Wednesday, November 16, 2016

"Oh, Prophetic Soul! The Rubies Were Gone, and the Box Was Empty!"

GRANT ALLEN is known primarily to mystery aficionados because of his widely reprinted "African Millionaire" story series featuring roguish Colonel Clay, but Allen also produced other crime fiction like "A Deadly Dilemma" (below), which saw publication in the very first issue of George Newnes's magazine, The Strand, soon to be famous for stories featuring the world's first, and only, consulting detective.

"A Deadly Dilemma."
By Grant Allen (1848-99).
First appearance: The Strand, January 1891.
Short story (8 pages, with 8 illos).
Online at Archive.org (HERE).
"For another indivisible second of time Ughtred Carnegie's soul was the theatre of a terrible and appalling struggle. What on earth was he to do? Which of the two was he to sacrifice? Should it be murder or treachery?"
A lovers' spat unexpectedly leads to a life-and-death situation for both of them.

Main characters:
~ Netta Mayne:
   "The ways of women are wonderful; no mere man can fathom them."
~ Ughtred Carnegie:
   "She wouldn't allow him to see her home, to be sure, and that being so, he was too much of a gentleman to force himself upon her. But he was too much a man, too, to let her find her way back so late entirely by herself. Unseen himself, he must still watch over her. Against her will, he must still protect her."
~ ~ ~
"The Great Ruby Robbery: A Detective Story."
By Grant Allen (1848-99).
First appearance: The Strand, October 1892.
Short story (12 pages, with 7 illos).
Online at Archive.org (HERE).
"I told you the very last person you'd dream of suspecting was sure to be the one that actually did it."
To her very great annoyance, Persis will discover what magicians have known for centuries: The hand is quicker than the eye.

Principal characters:
~ Persis Remanet, an American heiress:
   ". . . [who] as a free-born American citizen, was quite as well able to take care of herself, the wide world over, as any three ordinary married Englishwomen."
~ Sir Justin O'Byrne, an acquaintance:
   "Sir Justin was one of those charming, ineffective, elusive Irishmen whom everybody likes and everybody disapproves of. He had been everywhere, and done everything—except to earn an honest livelihood."
~ Lady Maclure, a gracious hostess:
   "All the diamond-cutters in the world are concentrated in Amsterdam; and the first thing a thief does when he steals big jewels is to send them across, and have them cut in new shapes so that they can't be identified."
~ Bertha, a lady's maid:
   "Such a nice, noiseless girl; moves about the room like a cat on tiptoe; knows her proper place, and never dreams of speaking unless she's spoken to."
~ Harry, the postman:
   "There was a minute's pause, inarticulately filled up by sounds unrepresentable through the art of the type-founder.
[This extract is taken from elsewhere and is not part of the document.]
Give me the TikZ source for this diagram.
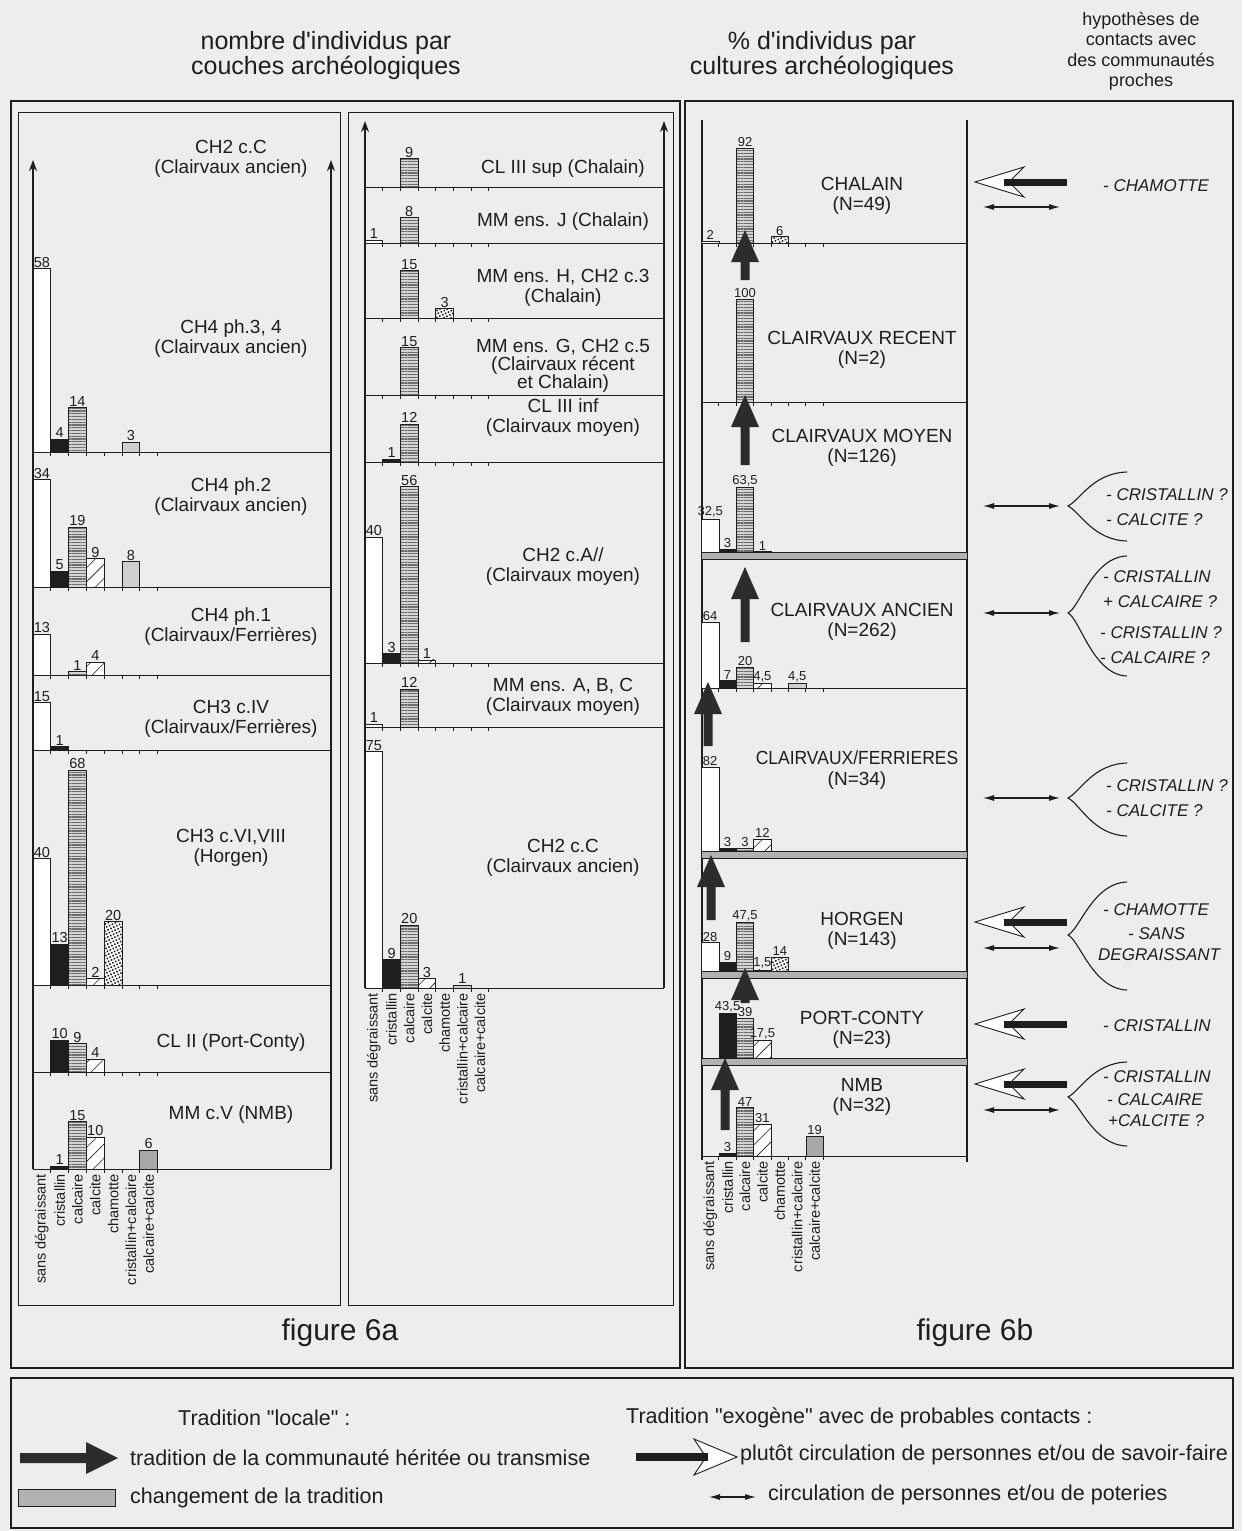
\documentclass[tikz,border=0pt]{standalone}
\usepackage{fontspec}
\setmainfont{Liberation Sans}[Ligatures=TeXOff]
\usetikzlibrary{patterns.meta,arrows.meta}
\definecolor{bgc}{HTML}{EDEDED}
\definecolor{ink}{HTML}{1E1E1E}
\definecolor{calcfill}{HTML}{D4D4D4}
\definecolor{calcline}{HTML}{6E6E6E}
\definecolor{darrow}{HTML}{2C2C2C}

\newcounter{nc}
% one bar of a histogram: slot, value, printed value, style
\newcommand\chbar[4]{%
  \pgfmathsetmacro\bxa{\xo+#1*\sw}%
  \pgfmathsetmacro\bxb{\bxa+\sw}%
  \pgfmathsetmacro\byt{\bl-#2*\sc}%
  \stepcounter{nc}%
  \draw[#4] (\bxa,\bl) rectangle (\bxb,\byt);
  \node[num] (v\thenc) at ({(\bxa+\bxb)/2},\byt) {#3};
}
% horizontal base line of one layer with its ticks
\newcommand\baseln[1]{%
  \draw[baseax] (\xo,#1) -- (\xr,#1);
  \foreach \k in {1,...,7}{\draw[baseax] ({\xo+\k*\sw},#1) -- ++(0,4);}
}
% grey band marking a change of tradition
\newcommand\bandln[1]{%
  \draw[band] (\xo,#1-3.5) rectangle (\xr,#1+3.5);
}
% rotated category names under an axis
\newcommand\catlabels[1]{%
  \foreach \t [count=\i from 0] in {sans dégraissant,cristallin,calcaire,calcite,chamotte,cristallin+calcaire,calcaire+calcite}{
    \node[cat] (#1\i) at ({\xo+(\i+0.5)*\sw},\bl+5) {\t};
  }
}
% thick upward arrow: local tradition
\newcommand\locup[3]{%
  \fill[darrow] (#1-4.5,#2) -- (#1-4.5,#3+32) -- (#1-14,#3+32) -- (#1,#3)
    -- (#1+14,#3+32) -- (#1+4.5,#3+32) -- (#1+4.5,#2) -- cycle;
}
% hollow-headed arrow pointing left: exogenous tradition
\newcommand\exoleft[1]{%
  \draw[ink, line width=0.9pt, fill=white] (975,#1) -- (1024,#1-15) -- (1009,#1) -- (1024,#1+15) -- cycle;
  \fill[ink] (1004,#1-3.5) rectangle (1067,#1+3.5);
}
\newcommand\dblarr[1]{\draw[dbl] (983,#1) -- (1060,#1);}
% curly fork opening to the right
\newcommand\fork[3]{%
  \draw[ink, line width=1.1pt] (1127,#2) .. controls (1093,#2+1) and (1080,#1-6) .. (1068,#1)
    .. controls (1080,#1+6) and (1093,#3-1) .. (1127,#3);
}

\begin{document}
\begin{tikzpicture}[x=1pt,y=-1pt,
  lay/.style={font=\fontsize{19}{20}\selectfont, align=center, inner sep=0pt, text=ink},
  cult/.style={font=\fontsize{19}{20.5}\selectfont, align=center, inner sep=0pt, text=ink},
  num/.style={font=\fontsize{\numsz}{\numsz}\selectfont, inner sep=0pt, anchor=south, yshift=1.2pt, text=ink},
  cat/.style={font=\fontsize{14.5}{15}\selectfont, inner sep=0pt, rotate=90, anchor=east, text=ink},
  ct/.style={font=\fontsize{17}{17}\selectfont\itshape, anchor=west, inner sep=0pt, text=ink},
  lgd/.style={font=\fontsize{21.5}{22}\selectfont, anchor=west, inner sep=0pt, text=ink},
  ttl/.style={align=center, inner sep=0pt, text=ink},
  sansd/.style={draw=ink, fill=white, line width=0.7pt},
  crist/.style={draw=ink, fill=ink, line width=0.7pt},
  calc/.style={preaction={fill=calcfill}, pattern={Lines[angle=0,distance=2.8pt,line width=1.1pt]}, pattern color=calcline, draw=ink, line width=0.7pt},
  calcite/.style={preaction={fill=white}, pattern={Lines[angle=45,distance=10pt,line width=0.6pt]}, pattern color=ink, draw=ink, line width=0.7pt},
  chamotte/.style={preaction={fill=white}, pattern={Dots[angle=25,distance=3.2pt,radius=1.1pt]}, pattern color=ink, draw=ink, line width=0.7pt},
  lgrey/.style={draw=ink, fill=gray!38, line width=0.7pt},
  mgrey/.style={draw=ink, fill=gray!68, line width=0.7pt},
  baseax/.style={ink, line width=1pt},
  band/.style={draw=ink, fill=gray!60, line width=0.8pt},
  vaxis/.style={ink, line width=1.4pt, -{Stealth[length=11pt,width=8pt]}},
  frame/.style={ink, line width=2.2pt},
  panel/.style={ink, line width=0.9pt},
  dbl/.style={ink, line width=1.1pt, {Latex[length=11pt,width=6pt]}-{Latex[length=11pt,width=6pt]}}
]
\fill[bgc] (0,0) rectangle (1242,1531);
\useasboundingbox (0,0) rectangle (1242,1531);

% ---------- headings ----------
\node[ttl, font=\fontsize{25}{25}\selectfont] (hA) at (326,55.5) {nombre d'individus par\\couches archéologiques};
\node[ttl, font=\fontsize{25}{25}\selectfont] (hB) at (822,55.5) {\% d'individus par\\cultures archéologiques};
\node[ttl, font=\fontsize{18}{20.5}\selectfont] (hC) at (1141,51) {hypothèses de\\contacts avec\\des communautés\\proches};

% ---------- frames ----------
\draw[frame] (11,101) rectangle (680,1368);
\draw[panel] (18,112) rectangle (340,1305);
\draw[panel] (348,112) rectangle (673,1305);
\draw[frame] (685,101) rectangle (1233,1368);
\draw[frame] (11,1378) rectangle (1233,1528);
\node[font=\fontsize{30}{30}\selectfont, inner sep=0pt, text=ink] (figA) at (340,1333) {figure 6a};
\node[font=\fontsize{30}{30}\selectfont, inner sep=0pt, text=ink] (figB) at (975,1333) {figure 6b};

% ---------- figure 6a, left column ----------
\def\xo{33}\def\sw{17.8}\def\sc{3.16}\def\xr{331}\def\numsz{14.5}
\draw[vaxis] (33,1169) -- (33,160);
\draw[vaxis] (331,1169) -- (331,160);
\node[lay] (a0) at (231,159) {CH2 c.C\\(Clairvaux ancien)};

\baseln{452}\def\bl{452}
\chbar{0}{58}{58}{sansd}\chbar{1}{4}{4}{crist}\chbar{2}{14}{14}{calc}\chbar{5}{3}{3}{lgrey}
\node[lay] (a1) at (231,339) {CH4 ph.3, 4\\(Clairvaux ancien)};

\baseln{587}\def\bl{587}
\chbar{0}{34}{34}{sansd}\chbar{1}{5}{5}{crist}\chbar{2}{19}{19}{calc}\chbar{3}{9}{9}{calcite}\chbar{5}{8}{8}{lgrey}
\node[lay] (a2) at (231,497) {CH4 ph.2\\(Clairvaux ancien)};

\baseln{675}\def\bl{675}
\chbar{0}{13}{13}{sansd}\chbar{2}{1}{1}{calc}\chbar{3}{4}{4}{calcite}
\node[lay] (a3) at (231,627) {CH4 ph.1\\(Clairvaux/Ferrières)};

\baseln{750}\def\bl{750}
\chbar{0}{15}{15}{sansd}\chbar{1}{1}{1}{crist}
\node[lay] (a4) at (231,719) {CH3 c.IV\\(Clairvaux/Ferrières)};

\baseln{985}\def\bl{985}
\chbar{0}{40}{40}{sansd}\chbar{1}{13}{13}{crist}\chbar{2}{68}{68}{calc}\chbar{3}{2}{2}{calcite}\chbar{4}{20}{20}{chamotte}
\node[lay] (a5) at (231,848) {CH3 c.VI,VIII\\(Horgen)};

\baseln{1072}\def\bl{1072}
\chbar{1}{10}{10}{crist}\chbar{2}{9}{9}{calc}\chbar{3}{4}{4}{calcite}
\node[lay] (a6) at (231,1043) {CL II (Port-Conty)};

\baseln{1169}\def\bl{1169}
\chbar{1}{1}{1}{crist}\chbar{2}{15}{15}{calc}\chbar{3}{10}{10}{calcite}\chbar{6}{6}{6}{mgrey}
\node[lay] (a7) at (231,1115) {MM c.V (NMB)};
\catlabels{ca}

% ---------- figure 6a, right column ----------
\def\xo{365}\def\sw{17.7}\def\sc{3.15}\def\xr{664}
\draw[vaxis] (365,988) -- (365,121);
\draw[vaxis] (664,988) -- (664,121);

\baseln{187}\def\bl{187}
\chbar{2}{9}{9}{calc}
\node[lay] (b1) at (563,169) {CL III sup (Chalain)};

\baseln{243}\def\bl{243}
\chbar{0}{1}{1}{sansd}\chbar{2}{8}{8}{calc}
\node[lay] (b2) at (563,222) {MM ens. J (Chalain)};

\baseln{318}\def\bl{318}
\chbar{2}{15}{15}{calc}\chbar{4}{3}{3}{chamotte}
\node[lay] (b3) at (563,288) {MM ens. H, CH2 c.3\\(Chalain)};

\baseln{395}\def\bl{395}
\chbar{2}{15}{15}{calc}
\node[lay, font=\fontsize{19}{18}\selectfont] (b4) at (563,366) {MM ens. G, CH2 c.5\\(Clairvaux récent\\et Chalain)};

\baseln{462}\def\bl{462}
\chbar{1}{1}{1}{crist}\chbar{2}{12}{12}{calc}
\node[lay] (b5) at (563,418) {CL III inf\\(Clairvaux moyen)};

\baseln{663}\def\bl{663}
\chbar{0}{40}{40}{sansd}\chbar{1}{3}{3}{crist}\chbar{2}{56}{56}{calc}\chbar{3}{1}{1}{calcite}
\node[lay] (b6) at (563,567) {CH2 c.A//\\(Clairvaux moyen)};

\baseln{727}\def\bl{727}
\chbar{0}{1}{1}{sansd}\chbar{2}{12}{12}{calc}
\node[lay] (b7) at (563,697) {MM ens. A, B, C\\(Clairvaux moyen)};

\baseln{988}\def\bl{988}
\chbar{0}{75}{75}{sansd}\chbar{1}{9}{9}{crist}\chbar{2}{20}{20}{calc}\chbar{3}{3}{3}{calcite}\chbar{5}{1}{1}{lgrey}
\node[lay] (b8) at (563,858) {CH2 c.C\\(Clairvaux ancien)};
\catlabels{cb}

% ---------- figure 6b ----------
\def\xo{701.5}\def\sw{17.4}\def\sc{1.03}\def\xr{967}\def\numsz{13}
\draw[ink, line width=1.5pt] (702,120) -- (702,1160);
\draw[ink, line width=1.5pt] (967,120) -- (967,1162);

\baseln{243}\def\bl{243}
\chbar{0}{2}{2}{sansd}\chbar{2}{92}{92}{calc}\chbar{4}{6}{6}{chamotte}
\node[cult] (k1) at (862,196) {CHALAIN\\(N=49)};

\baseln{402}\def\bl{402}
\chbar{2}{100}{100}{calc}
\node[cult] (k2) at (862,350) {CLAIRVAUX RECENT\\(N=2)};

\baseln{556}\def\bl{552.5}
\chbar{0}{32.5}{32,5}{sansd}\chbar{1}{3}{3}{crist}\chbar{2}{63.5}{63,5}{calc}\chbar{3}{1}{1}{calcite}
\bandln{556}
\node[cult] (k3) at (862,448) {CLAIRVAUX MOYEN\\(N=126)};

\baseln{688}\def\bl{688}
\chbar{0}{64}{64}{sansd}\chbar{1}{7}{7}{crist}\chbar{2}{20}{20}{calc}\chbar{3}{4.5}{4,5}{calcite}\chbar{5}{4.5}{4,5}{lgrey}
\node[cult] (k4) at (862,622) {CLAIRVAUX ANCIEN\\(N=262)};

\baseln{855}\def\bl{851.5}
\chbar{0}{82}{82}{sansd}\chbar{1}{3}{3}{crist}\chbar{2}{3}{3}{calc}\chbar{3}{12}{12}{calcite}
\bandln{855}
\node[cult] (k5) at (857,770) {\scalebox{0.92}[1]{CLAIRVAUX/FERRIERES}\\(N=34)};

\baseln{975}\def\bl{971.5}
\chbar{0}{28}{28}{sansd}\chbar{1}{9}{9}{crist}\chbar{2}{47.5}{47,5}{calc}\chbar{3}{1.5}{1,5}{calcite}\chbar{4}{14}{14}{chamotte}
\bandln{975}
\node[cult] (k6) at (862,931) {HORGEN\\(N=143)};

\baseln{1062}\def\bl{1058.5}
\chbar{1}{43.5}{43,5}{crist}\chbar{2}{39}{39}{calc}\chbar{3}{17.5}{17,5}{calcite}
\bandln{1062}
\node[cult] (k7) at (862,1030) {PORT-CONTY\\(N=23)};

\baseln{1156}\def\bl{1156}
\chbar{1}{3}{3}{crist}\chbar{2}{47}{47}{calc}\chbar{3}{31}{31}{calcite}\chbar{6}{19}{19}{mgrey}
\node[cult] (k8) at (862,1097) {NMB\\(N=32)};
\catlabels{cc}

% local tradition handed on from one culture to the next
\locup{745}{280}{230}
\locup{745}{465}{395}
\locup{745}{642}{567}
\locup{708}{746}{682}
\locup{711}{920}{855}
\locup{745}{1003}{968}
\locup{725}{1130}{1058}

% contacts with neighbouring communities
\exoleft{182}\dblarr{207}
\node[ct] (t1) at (1103,186) {- CHAMOTTE};

\dblarr{506}\fork{506}{472}{541}
\node[ct] (t2) at (1106,495) {- CRISTALLIN ?};
\node[ct] (t3) at (1106,520) {- CALCITE ?};

\dblarr{613}\fork{613}{556}{676}
\node[ct] (t4) at (1103,577) {- CRISTALLIN};
\node[ct] (t5) at (1103,602) {+ CALCAIRE ?};
\node[ct] (t6) at (1100,633) {- CRISTALLIN ?};
\node[ct] (t7) at (1100,658) {- CALCAIRE ?};

\dblarr{798}\fork{798}{763}{836}
\node[ct] (t8) at (1106,786) {- CRISTALLIN ?};
\node[ct] (t9) at (1106,811) {- CALCITE ?};

\exoleft{922}\dblarr{948}\fork{935}{882}{990}
\node[ct] (t10) at (1103,910) {- CHAMOTTE};
\node[ct] (t11) at (1128,934) {- SANS};
\node[ct] (t12) at (1098,955) {DEGRAISSANT};

\exoleft{1024}
\node[ct] (t13) at (1103,1026) {- CRISTALLIN};

\exoleft{1084}\dblarr{1110}\fork{1097}{1062}{1146}
\node[ct] (t14) at (1103,1077) {- CRISTALLIN};
\node[ct] (t15) at (1107,1100) {- CALCAIRE};
\node[ct] (t16) at (1108,1121) {+CALCITE ?};

% ---------- legend ----------
\node[lgd] (l1) at (178,1418) {Tradition "locale" :};
\fill[darrow] (20,1453) -- (86,1453) -- (86,1442) -- (118,1458) -- (86,1474) -- (86,1463) -- (20,1463) -- cycle;
\node[lgd] (l2) at (130,1458) {tradition de la communauté héritée ou transmise};
\draw[band, line width=1pt] (18,1489) rectangle (115,1506);
\node[lgd] (l3) at (130,1498) {changement de la tradition};
\node[lgd] (l4) at (626,1418) {Tradition "exogène" avec de probables contacts :};
\draw[ink, line width=0.9pt, fill=white] (737,1457) -- (694,1439) -- (706,1457) -- (694,1475) -- cycle;
\fill[ink] (636,1453) rectangle (708,1461);
\node[lgd] (l5) at (740,1455) {plutôt circulation de personnes et/ou de savoir-faire};
\draw[dbl] (709,1497) -- (756,1497);
\node[lgd] (l6) at (768,1495) {circulation de personnes et/ou de poteries};
\end{tikzpicture}
\end{document}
Then Harry spoke again. 'It's an awful lot of money!' he said, musing. 'A regular fortune!'"
~ Officer Gregory, a police detective:
   "Nobody was safe from his cultivated and highly-trained suspicion—not Sir Everard in his studio, nor Lady Maclure in her boudoir, nor the butler in his pantry, nor Sir Justin O'Byrne in his rooms in St. James's. Mr. Gregory kept an open mind against everybody and every-thing. He even doubted the parrot, and had views as to the intervention of rats and terriers."
Resources:
- There is a Wikipedia article about Grant Allen (HERE) and a website dedicated to him (HERE); also see Mike Grost's page on Allen (HERE).
- You can find Allen's An African Millionaire (1897) at Project Gutenberg Australia (HERE) and Project Gutenberg (HERE).
- Allen also wrote a dozen stories for The Strand featuring Miss Lois Cayley, which were collected in book form in 1899; go to Project Gutenberg Australia (HERE) for those. Mike Grost (HERE) writes about the Miss Cayley stories:
"The tales form a story sequence, with each story building on characters and plot developments that have been introduced in previous ones. Most of the stories are not detective tales, in any sense of the word. Some are romances, some social comedies, others adventure tales. . . Eventually, this story sequence turns into something of a novel. The last stories in the book all deal with one common mystery case, whose unraveling carries over from story to story. The individual tales become episodes in the working out of this mystery. I cannot think of any other Victorian or Edwardian sequences that work this way — most of them have a self contained mystery in each short. Each story does have its own subject matter — one deals with a courtroom drama, another with a suspenseful chase — and its own tone. The whole thing produces a mosaic effect. . . Because of its unity of plot, readers should probably read all of Miss Cayley's Adventures, and in order, to get the book's full effect. This does not mean all chapters are equally good, far from it . . . ."

The bottom line: "Whatever hysteria exists is inflamed by mystery, suspicion and secrecy. Hard and exact facts will cool it."